Reputation: 1589
As the title states, I want to parallelize a sum using OpenMP. I searched for different approaches but I either do not understand what they do or they didn't work. Here's what I found:
1)
!$OMP PARALLEL WORKSHARE
P_pump_t = 0.5d0 * dcv / pi**2 * sum( k * p_pump_k * dk )
!$OMP END PARALLEL WORKSHARE
Works, but I dont understand what happens and what benefit I get.
2)
!$OMP PARALLEL DO REDUCTION(+:P_pump_t)
do l = 1, n
P_pump_t = P_pump_t + 0.5d0 * dcv / pi**2 * k(l) * p_pump_k(l) * dk(l)
end do
!$OMP END PARALLEL DO
Gives wrong (different from 1) or 3)) results.
3) Of course I could compute a new array (parallelized) and let this one in the end summed up...
A hint on how to do it best?
Upvotes: 1
Views: 1821
Reputation: 74405
Based on the amount of code that you share, I would guess that "but I dont 2)" means that the loop version gives incorrect (different?) results. This could be if you omitted the initialisation of P_pump_t
to 0.0
before the summation loop. Also note that both codes might produce slightly different results because of the non-associativity of floating-point operations - for example, (a+b)+c
might produce a slightly different result from a+(b+c)

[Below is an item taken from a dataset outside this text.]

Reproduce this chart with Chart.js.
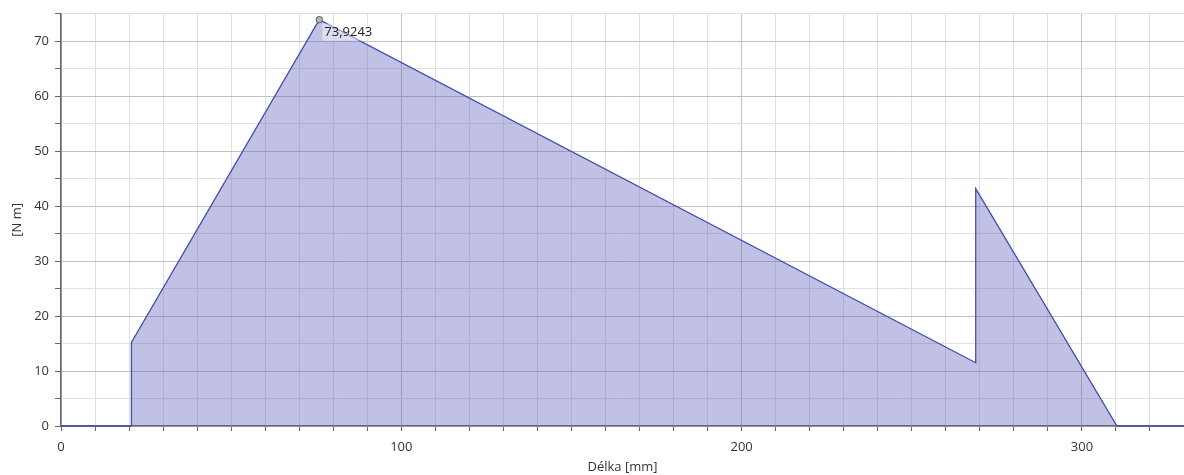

because of the rounding and normalisation applied after each operation. Something like this would better match the vectorised version of your code:
P_pump_t = 0.0
!$OMP PARALLEL DO REDUCTION(+:P_pump_t)
do l = 1, n
P_pump_t = P_pump_t + k(l) * p_pump_k(l) * dk(l)
end do
!$OMP END PARALLEL DO
P_pump_t = 0.5d0 * dcv / pi**2 * P_pump_t
It is quite possible that ifort
already does extract the common multiplication after the loop - it is pretty good at performing such optimisations.
Also note that with Intel's OpenMP implementation the WORKSHARE
directive is simply translated to SINGLE
, i.e. the code actually runs in serial and on 32-bit machines that use x87 FPU instructions one can expect different results from the serial version than from the multithreaded one because of the higher internal precision of the x87 FPU.
Upvotes: 2